Taiwan’s private school pension fund is to offer its members the chance to select products on the shelf of Chinatrust Commercial Bank according to their risk profile for the first time next year.
The Supervisory Committee Managing Retirement, Compensation, Registration and Severance (SCMRC) fund was established on January 1, 2010 as a defined contribution scheme for private school teachers and staff. It has NT$13 billion ($440 million) under management.
Its structure is similar to the Public Service Pension Fund (PSPF) except that its management board is a private sector entity rather than government-run, which bestows greater flexibility in its daily operations. The nation’s education ministry is represented on the fund’s supervisory board.
“We plan to start member choice next year so that teachers can choose their own investment targets and strategy,” Lai Jin-Nan, executive secretary of SCMRC, tells AsianInvestor. “The domestic pension fund system has reached the point that it needs reform.”
The overall contribution rate to the SCMRC fund is 12% of twice a teacher’s base salary: of this, the employee contributes 35%, the school 32.5% and the government 32.5%. At present the fund serves 65,000 members working at 364 private schools from kindergartens to universities.
This transfer to member choice was outlined in the Private School Pension Act passed in 2010, which stipulated that for the first two years the fund would manage member money collectively, and thereafter look to introduce investment portfolio options for members with different risk-return features.
On the issue of whether beneficiary members will properly understand their investment options and the additional risks involved, Lai concedes this is always a concern and outlines how the fund aims to protect members inexperienced in market investment.
“For the collective management phase, we offer two-year deposit rate as guarantee,” he notes. “Likewise, after member choice starts, the most conservative investors can also have two-year deposit-rate guarantee, whereas balanced and aggressive investors will need to take responsibility for risk and return.”
As this is the first time member choice will be offered in Taiwan’s pension system, the SCMRC initially wants to ensure that beneficiaries simply are made aware they will have a choice in terms of managing their retirement savings. The hope is that gradually the fund will come to better understand and accommodate members’ needs and adapt its operations accordingly.
“For now, we don’t want to make things too complex but rather have a simple and straight forward system that teachers can easily comprehend,” stresses Lai, noting that the SCMRC is also planning to conduct an island-wide education campaign.
Mandy Tzu, SCMRC section chief, adds. “Even though our fund size is very small compared with PSPF and LPF [Labour Pension Fund], we have been encouraged to start this member choice project as stipulated in the Private School Pension Act.”
At present the SCMRC is working on setting up appopriate product solutions on the Chinatrust platform, a process that is expected to be completed by August.
“There will be a concession area in Chinatrust that is tailor-made for our members to log in and track their account balance, score their risk tolerance level and select appropriate investment products,” explains Tzu.
“For the time being we are open to different options and criteria [for the platform] and we can categorise these by product or asset manager.”

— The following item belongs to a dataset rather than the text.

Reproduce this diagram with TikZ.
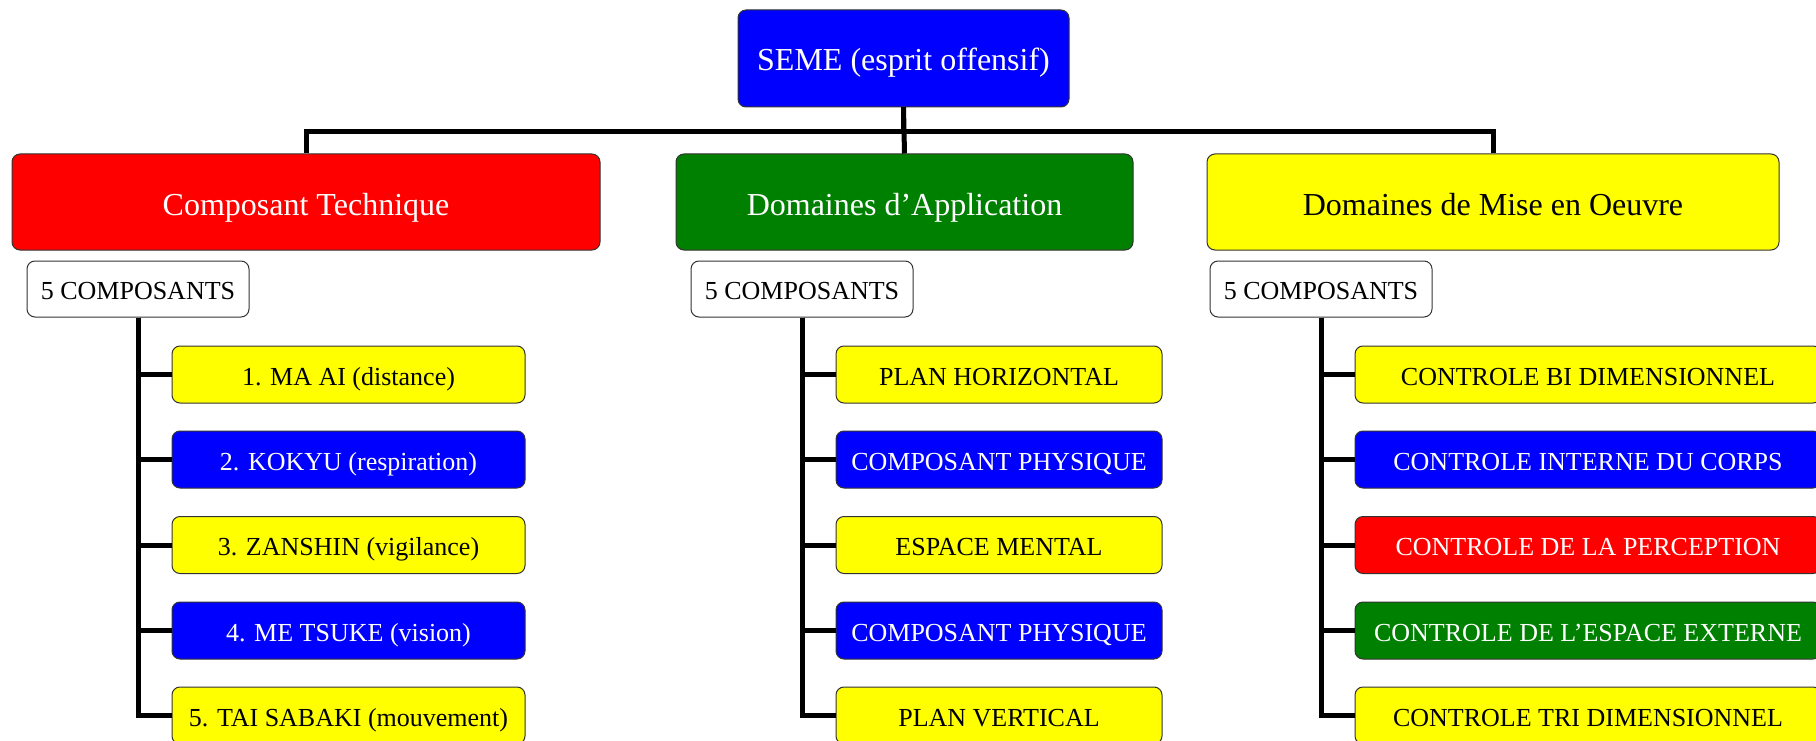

In terms of the SCMRC current asset allocation, it holds 53% in bank deposits and 47% in mutual funds, most of which are equity focused.
Lai notes that under present regulations the fund’s management board is not allowed to invest in stocks directly, not least because they don’t have the investment personnel and capabilities to do so. “Initially mutual funds will be the main investment targets,” he says.
He adds: “The regulation reserves room for issuing mandates, but so far we haven’t started yet.”